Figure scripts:
----------

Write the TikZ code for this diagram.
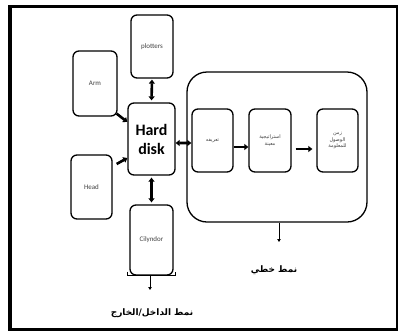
\documentclass[tikz,border=0pt]{standalone}
\usepackage{fontspec}
\setmainfont{Carlito}
\newfontfamily\arabicfont[Script=Arabic]{DejaVu Sans}
\TeXXeTstate=1
\usetikzlibrary{arrows.meta}
\begin{document}
\begin{tikzpicture}[x=1bp,y=-1bp,
  box/.style={draw, line width=1.3bp, rounded corners=6bp, inner sep=1bp, align=center},
  lbl/.style={font=\fontsize{7}{8}\selectfont, text=black!75},
  arlbl/.style={font=\arabicfont\fontsize{5}{6.5}\selectfont, text=black!75},
  fat/.style={line width=2.6bp, -{Triangle[length=4bp,width=6bp]}},
  fatboth/.style={line width=2.6bp, {Triangle[length=4bp,width=6bp]}-{Triangle[length=4bp,width=6bp]}},
  thin/.style={line width=1bp, -{Triangle[length=3bp,width=3.5bp]}}]
\useasboundingbox (0,0) rectangle (398,331);
\draw[line width=3bp] (10,6) rectangle (397,329);
% left cluster
\node[box, lbl, minimum width=42bp, minimum height=63bp] (plot) at (152,46.5) {plotters};
\node[box, lbl, minimum width=44bp, minimum height=65bp] (arm) at (95,83.5) {Arm};
\node[box, minimum width=47bp, minimum height=72bp, font=\fontsize{16}{19}\selectfont\bfseries] (hd) at (151.5,139) {Hard\\disk};
\node[box, lbl, minimum width=41bp, minimum height=64bp] (head) at (91.5,187) {Head};
\node[box, lbl, minimum width=43bp, minimum height=70bp] (cil) at (151.5,240) {Cilyndor};
\draw[line width=1.2bp] ([xshift=-2bp,yshift=4bp]cil.south west) -- ([xshift=-2bp]cil.south west) -- ([xshift=2bp]cil.south east) -- ([xshift=2bp,yshift=4bp]cil.south east);
% right big container
\node[draw, line width=1.3bp, rounded corners=20bp, minimum width=180bp, minimum height=150bp] (big) at (277,147) {};
\node[box, arlbl, minimum width=41bp, minimum height=63bp] (b1) at (212.5,140.5) {\beginR تعريفه\endR};
\node[box, arlbl, minimum width=42bp, minimum height=63bp] (b2) at (270,140.5) {\beginR استراتيجية\endR\\\beginR معينة\endR};
\node[box, arlbl, minimum width=41bp, minimum height=63bp] (b3) at (337.5,140.5) {\beginR زمن\endR\\\beginR الوصول\endR\\\beginR للمعلومة\endR};
% connectors
\draw[fatboth, shorten <=1bp, shorten >=2bp] (plot.south) -- (hd.north);
\draw[fatboth, shorten <=2bp, shorten >=2bp] (hd.south) -- (cil.north);
\draw[fat] ([xshift=-1bp,yshift=3bp]arm.south east) -- ([yshift=17bp]hd.west);
\draw[fat] ([xshift=4bp,yshift=23bp]head.east) -- ([yshift=-19bp]hd.west);
\draw[fatboth] ([yshift=-4bp]hd.east) -- ([yshift=-2.5bp]b1.west);
\draw[fat] ([yshift=-6.5bp]b1.east) -- ([yshift=-6.5bp]b2.west);
\draw[fat, shorten <=4bp, shorten >=4bp] ([yshift=-8.5bp]b2.east) -- ([yshift=-8.5bp]b3.west);
\coordinate (bigout) at (279,242);
\coordinate (cilout) at (150,290);
\draw[thin] (big.south -| bigout) -- (bigout);
\draw[thin] (cil.south -| cilout) -- (cilout);
\node[font=\arabicfont\bfseries\fontsize{9}{11}\selectfont] (lin) at (274,270) {\beginR نمط خطي\endR};
\node[font=\arabicfont\bfseries\fontsize{9}{11}\selectfont] (io) at (152,313) {\beginR نمط الداخل/الخارج\endR};
\end{tikzpicture}
\end{document}
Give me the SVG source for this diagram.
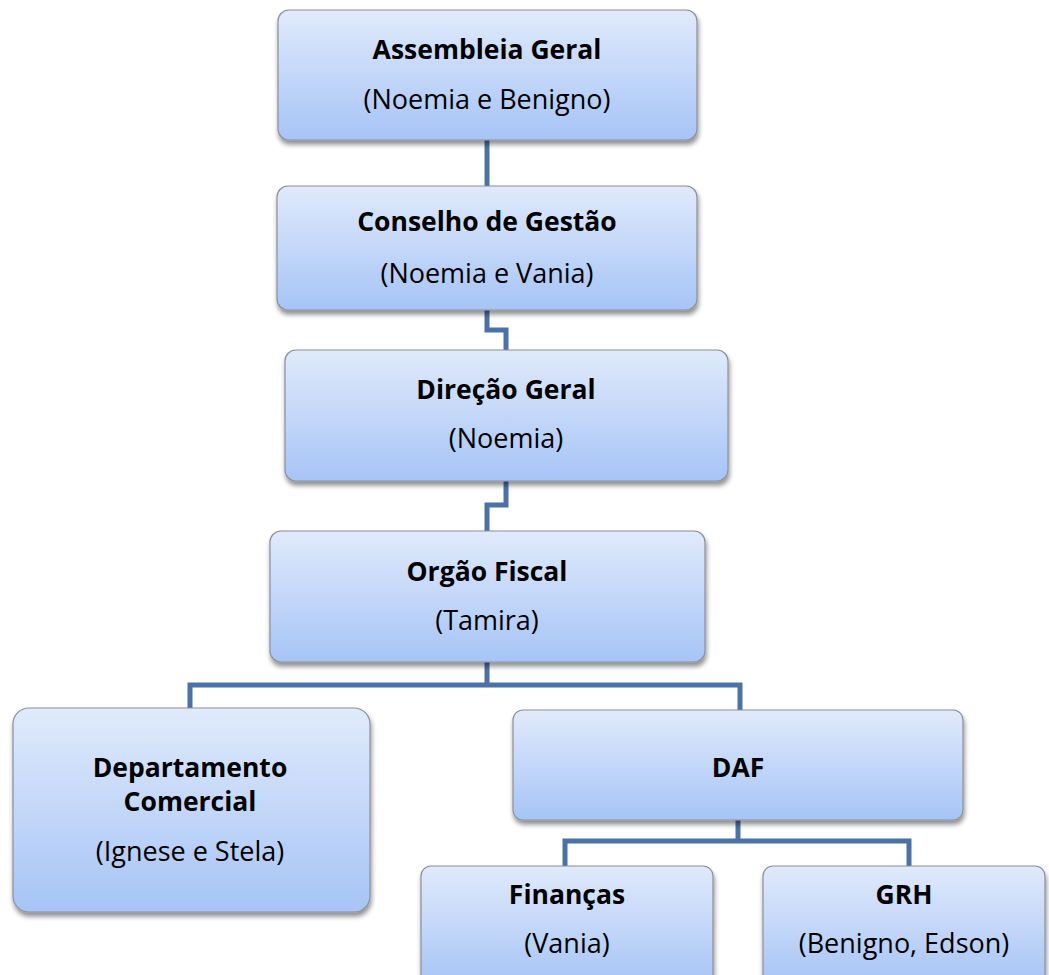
<svg xmlns="http://www.w3.org/2000/svg" width="1049" height="975" viewBox="0 0 1049 975">
<defs>
<linearGradient id="g" x1="0" y1="0" x2="0" y2="1">
<stop offset="0" stop-color="#e0eafb"/>
<stop offset="1" stop-color="#a6c4f6"/>
</linearGradient>
<filter id="sh" x="-5%" y="-5%" width="110%" height="120%">
<feGaussianBlur in="SourceAlpha" stdDeviation="2.5"/>
<feOffset dx="1" dy="4" result="b"/>
<feComponentTransfer><feFuncA type="linear" slope="0.45"/></feComponentTransfer>
<feMerge><feMergeNode/><feMergeNode in="SourceGraphic"/></feMerge>
</filter>
</defs>
<style>
.box{fill:url(#g);stroke:#8b9099;stroke-width:1.2;filter:url(#sh)}
.t{font-family:"Open Sans","Liberation Sans",sans-serif;font-size:26.5px;fill:#000;text-anchor:middle}
.b{font-weight:bold}
.r{font-size:27px}
.c{fill:none;stroke:#4a72a8;stroke-width:5}
</style>
<rect width="1049" height="975" fill="#fff"/>
<g id="connectors">
<path class="c" d="M487 140V186"/>
<path class="c" d="M487 310V330H506V350"/>
<path class="c" d="M506 481V505H487V531"/>
<path class="c" d="M487 662V685M190 708V685H740V710"/>
<path class="c" d="M738 820V841M565 866V841H909V866"/>
</g>
<g id="assembleia">
<rect class="box" x="278" y="10" width="419" height="130" rx="11"/>
<text class="t b" x="487" y="59">Assembleia Geral</text>
<text class="t r" x="487" y="109">(Noemia e Benigno)</text>
</g>
<g id="conselho">
<rect class="box" x="277" y="186" width="420" height="124" rx="11"/>
<text class="t b" x="487" y="231">Conselho de Gestão</text>
<text class="t r" x="487" y="283">(Noemia e Vania)</text>
</g>
<g id="direcao">
<rect class="box" x="285" y="350" width="443" height="131" rx="11"/>
<text class="t b" x="506" y="399">Direção Geral</text>
<text class="t r" x="506" y="448">(Noemia)</text>
</g>
<g id="orgao">
<rect class="box" x="270" y="531" width="435" height="131" rx="11"/>
<text class="t b" x="487" y="581">Orgão Fiscal</text>
<text class="t r" x="487" y="630">(Tamira)</text>
</g>
<g id="comercial">
<rect class="box" x="13" y="708" width="357" height="204" rx="16"/>
<text class="t b" x="190" y="777">Departamento</text>
<text class="t b" x="190" y="811">Comercial</text>
<text class="t r" x="190" y="861">(Ignese e Stela)</text>
</g>
<g id="daf">
<rect class="box" x="513" y="710" width="450" height="110" rx="10"/>
<text class="t b" x="738" y="777">DAF</text>
</g>
<g id="financas">
<rect class="box" x="421" y="866" width="292" height="120" rx="10"/>
<text class="t b" x="567" y="904">Finanças</text>
<text class="t r" x="567" y="953">(Vania)</text>
</g>
<g id="grh">
<rect class="box" x="763" y="866" width="282" height="120" rx="10"/>
<text class="t b" x="904" y="904">GRH</text>
<text class="t r" x="904" y="953">(Benigno, Edson)</text>
</g>
</svg>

----------

What you need to do
Except for the pictures, copy the material above exactly.

Solution for this task
Write the TikZ code for this diagram.
\documentclass[tikz,border=0pt]{standalone}
\usepackage{fontspec}
\setmainfont{Carlito}
\newfontfamily\arabicfont[Script=Arabic]{DejaVu Sans}
\TeXXeTstate=1
\usetikzlibrary{arrows.meta}
\begin{document}
\begin{tikzpicture}[x=1bp,y=-1bp,
  box/.style={draw, line width=1.3bp, rounded corners=6bp, inner sep=1bp, align=center},
  lbl/.style={font=\fontsize{7}{8}\selectfont, text=black!75},
  arlbl/.style={font=\arabicfont\fontsize{5}{6.5}\selectfont, text=black!75},
  fat/.style={line width=2.6bp, -{Triangle[length=4bp,width=6bp]}},
  fatboth/.style={line width=2.6bp, {Triangle[length=4bp,width=6bp]}-{Triangle[length=4bp,width=6bp]}},
  thin/.style={line width=1bp, -{Triangle[length=3bp,width=3.5bp]}}]
\useasboundingbox (0,0) rectangle (398,331);
\draw[line width=3bp] (10,6) rectangle (397,329);
% left cluster
\node[box, lbl, minimum width=42bp, minimum height=63bp] (plot) at (152,46.5) {plotters};
\node[box, lbl, minimum width=44bp, minimum height=65bp] (arm) at (95,83.5) {Arm};
\node[box, minimum width=47bp, minimum height=72bp, font=\fontsize{16}{19}\selectfont\bfseries] (hd) at (151.5,139) {Hard\\disk};
\node[box, lbl, minimum width=41bp, minimum height=64bp] (head) at (91.5,187) {Head};
\node[box, lbl, minimum width=43bp, minimum height=70bp] (cil) at (151.5,240) {Cilyndor};
\draw[line width=1.2bp] ([xshift=-2bp,yshift=4bp]cil.south west) -- ([xshift=-2bp]cil.south west) -- ([xshift=2bp]cil.south east) -- ([xshift=2bp,yshift=4bp]cil.south east);
% right big container
\node[draw, line width=1.3bp, rounded corners=20bp, minimum width=180bp, minimum height=150bp] (big) at (277,147) {};
\node[box, arlbl, minimum width=41bp, minimum height=63bp] (b1) at (212.5,140.5) {\beginR تعريفه\endR};
\node[box, arlbl, minimum width=42bp, minimum height=63bp] (b2) at (270,140.5) {\beginR استراتيجية\endR\\\beginR معينة\endR};
\node[box, arlbl, minimum width=41bp, minimum height=63bp] (b3) at (337.5,140.5) {\beginR زمن\endR\\\beginR الوصول\endR\\\beginR للمعلومة\endR};
% connectors
\draw[fatboth, shorten <=1bp, shorten >=2bp] (plot.south) -- (hd.north);
\draw[fatboth, shorten <=2bp, shorten >=2bp] (hd.south) -- (cil.north);
\draw[fat] ([xshift=-1bp,yshift=3bp]arm.south east) -- ([yshift=17bp]hd.west);
\draw[fat] ([xshift=4bp,yshift=23bp]head.east) -- ([yshift=-19bp]hd.west);
\draw[fatboth] ([yshift=-4bp]hd.east) -- ([yshift=-2.5bp]b1.west);
\draw[fat] ([yshift=-6.5bp]b1.east) -- ([yshift=-6.5bp]b2.west);
\draw[fat, shorten <=4bp, shorten >=4bp] ([yshift=-8.5bp]b2.east) -- ([yshift=-8.5bp]b3.west);
\coordinate (bigout) at (279,242);
\coordinate (cilout) at (150,290);
\draw[thin] (big.south -| bigout) -- (bigout);
\draw[thin] (cil.south -| cilout) -- (cilout);
\node[font=\arabicfont\bfseries\fontsize{9}{11}\selectfont] (lin) at (274,270) {\beginR نمط خطي\endR};
\node[font=\arabicfont\bfseries\fontsize{9}{11}\selectfont] (io) at (152,313) {\beginR نمط الداخل/الخارج\endR};
\end{tikzpicture}
\end{document}
Give me the SVG source for this diagram.
<svg xmlns="http://www.w3.org/2000/svg" width="1049" height="975" viewBox="0 0 1049 975">
<defs>
<linearGradient id="g" x1="0" y1="0" x2="0" y2="1">
<stop offset="0" stop-color="#e0eafb"/>
<stop offset="1" stop-color="#a6c4f6"/>
</linearGradient>
<filter id="sh" x="-5%" y="-5%" width="110%" height="120%">
<feGaussianBlur in="SourceAlpha" stdDeviation="2.5"/>
<feOffset dx="1" dy="4" result="b"/>
<feComponentTransfer><feFuncA type="linear" slope="0.45"/></feComponentTransfer>
<feMerge><feMergeNode/><feMergeNode in="SourceGraphic"/></feMerge>
</filter>
</defs>
<style>
.box{fill:url(#g);stroke:#8b9099;stroke-width:1.2;filter:url(#sh)}
.t{font-family:"Open Sans","Liberation Sans",sans-serif;font-size:26.5px;fill:#000;text-anchor:middle}
.b{font-weight:bold}
.r{font-size:27px}
.c{fill:none;stroke:#4a72a8;stroke-width:5}
</style>
<rect width="1049" height="975" fill="#fff"/>
<g id="connectors">
<path class="c" d="M487 140V186"/>
<path class="c" d="M487 310V330H506V350"/>
<path class="c" d="M506 481V505H487V531"/>
<path class="c" d="M487 662V685M190 708V685H740V710"/>
<path class="c" d="M738 820V841M565 866V841H909V866"/>
</g>
<g id="assembleia">
<rect class="box" x="278" y="10" width="419" height="130" rx="11"/>
<text class="t b" x="487" y="59">Assembleia Geral</text>
<text class="t r" x="487" y="109">(Noemia e Benigno)</text>
</g>
<g id="conselho">
<rect class="box" x="277" y="186" width="420" height="124" rx="11"/>
<text class="t b" x="487" y="231">Conselho de Gestão</text>
<text class="t r" x="487" y="283">(Noemia e Vania)</text>
</g>
<g id="direcao">
<rect class="box" x="285" y="350" width="443" height="131" rx="11"/>
<text class="t b" x="506" y="399">Direção Geral</text>
<text class="t r" x="506" y="448">(Noemia)</text>
</g>
<g id="orgao">
<rect class="box" x="270" y="531" width="435" height="131" rx="11"/>
<text class="t b" x="487" y="581">Orgão Fiscal</text>
<text class="t r" x="487" y="630">(Tamira)</text>
</g>
<g id="comercial">
<rect class="box" x="13" y="708" width="357" height="204" rx="16"/>
<text class="t b" x="190" y="777">Departamento</text>
<text class="t b" x="190" y="811">Comercial</text>
<text class="t r" x="190" y="861">(Ignese e Stela)</text>
</g>
<g id="daf">
<rect class="box" x="513" y="710" width="450" height="110" rx="10"/>
<text class="t b" x="738" y="777">DAF</text>
</g>
<g id="financas">
<rect class="box" x="421" y="866" width="292" height="120" rx="10"/>
<text class="t b" x="567" y="904">Finanças</text>
<text class="t r" x="567" y="953">(Vania)</text>
</g>
<g id="grh">
<rect class="box" x="763" y="866" width="282" height="120" rx="10"/>
<text class="t b" x="904" y="904">GRH</text>
<text class="t r" x="904" y="953">(Benigno, Edson)</text>
</g>
</svg>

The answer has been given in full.